The fair value of the deal, however, is sensitive to the expected transaction date when shareholders receive in cash the $6.69 per share on YONG. Fair value also widely varies on whether the strike price (i.e., fall-through value) is set to:
- The intrinsic value (vis-a-vis DCF);
- Shareholders' equity (book value, approx. $9.90 per share); or,
- The break-up value (net tangible asset value, approx. $7.70 per share).
If one presumes the buyout is suppressing the market value of the shares, the stock provides reasonable upside potential with limited downside risk (i.e., a margin of safety). There is also an off-chance that the stock yields asymmetric upside if the deal fails to close or is somehow renegotiated.
While my model utilizes a trinomial tree, those interested in doing their own M&A research can use a general binomial approach as follows:
V0 = (u * max(0, Vu) + d * max(0, Vd)) / (1 + r)
R = (V0 - P) / P
V0 = present value of the investment
u = probability of the deal closing
d = 1 - u
Vu = value if the deal closes
Vd = value if the deal fails
r = the discount rate (i.e., WACC + risk premium)

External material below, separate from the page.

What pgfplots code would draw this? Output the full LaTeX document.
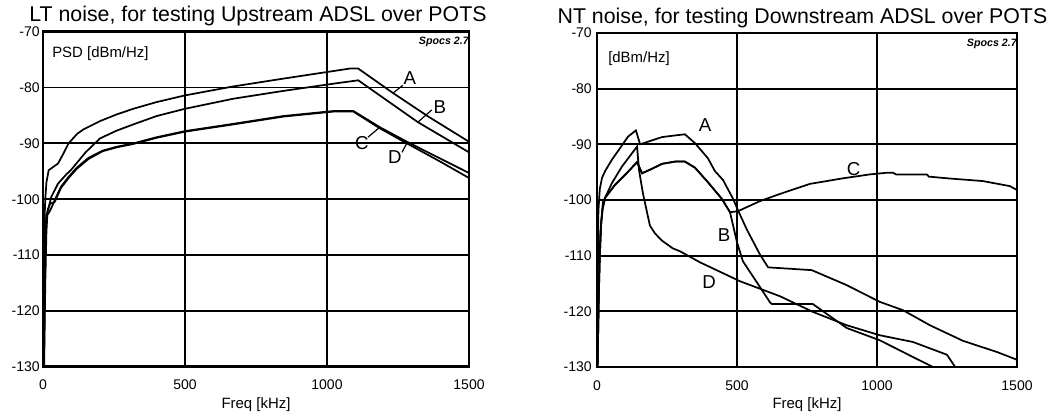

R = the expected return on investment
P = the current market price of the investment
If a 7% return seems too paltry given the risks, the valuation of many of Chinese reverse-listings (e.g., CGA, YONG, CXDC, KGJI, LIWA, TPI, ZA, ZX, etc...) reflect extreme pessimism and/or are priced for extended negative growth and therefore are excellent targets for future acquisition and/or buyout. Other listings of Chinese companies may be more risky, especially those traded OTC. While many have voiced reservations over all Chinese companies, in order for their valuations to reflect reality, virtually everything that is Chinese must be a fraud. It seems doubtful for a scandal of such grand nature to be able to transpire. In order for this sort of grand larceny, forgery, and all other forms of fraud to go unabetted, practically everyone involved has to be on the 'take': politicians, regulators, company managers and executives, institutional investors, banks, auditors, et al. Highly unlikely, yes, but not impossible considering that individual investors' pocketbooks are always the last to be plundered. I suppose when you get down to the heart of the matter, my bets on a few Chinese small-to-mid caps is a bet against one of the grandest conspiracy theories ever wrought.
Additional disclosure: While I do not expect all the above positions to yield positive returns, I assess that there is potential for one or more to yield asymmetrically large gains if held for a long enough time period.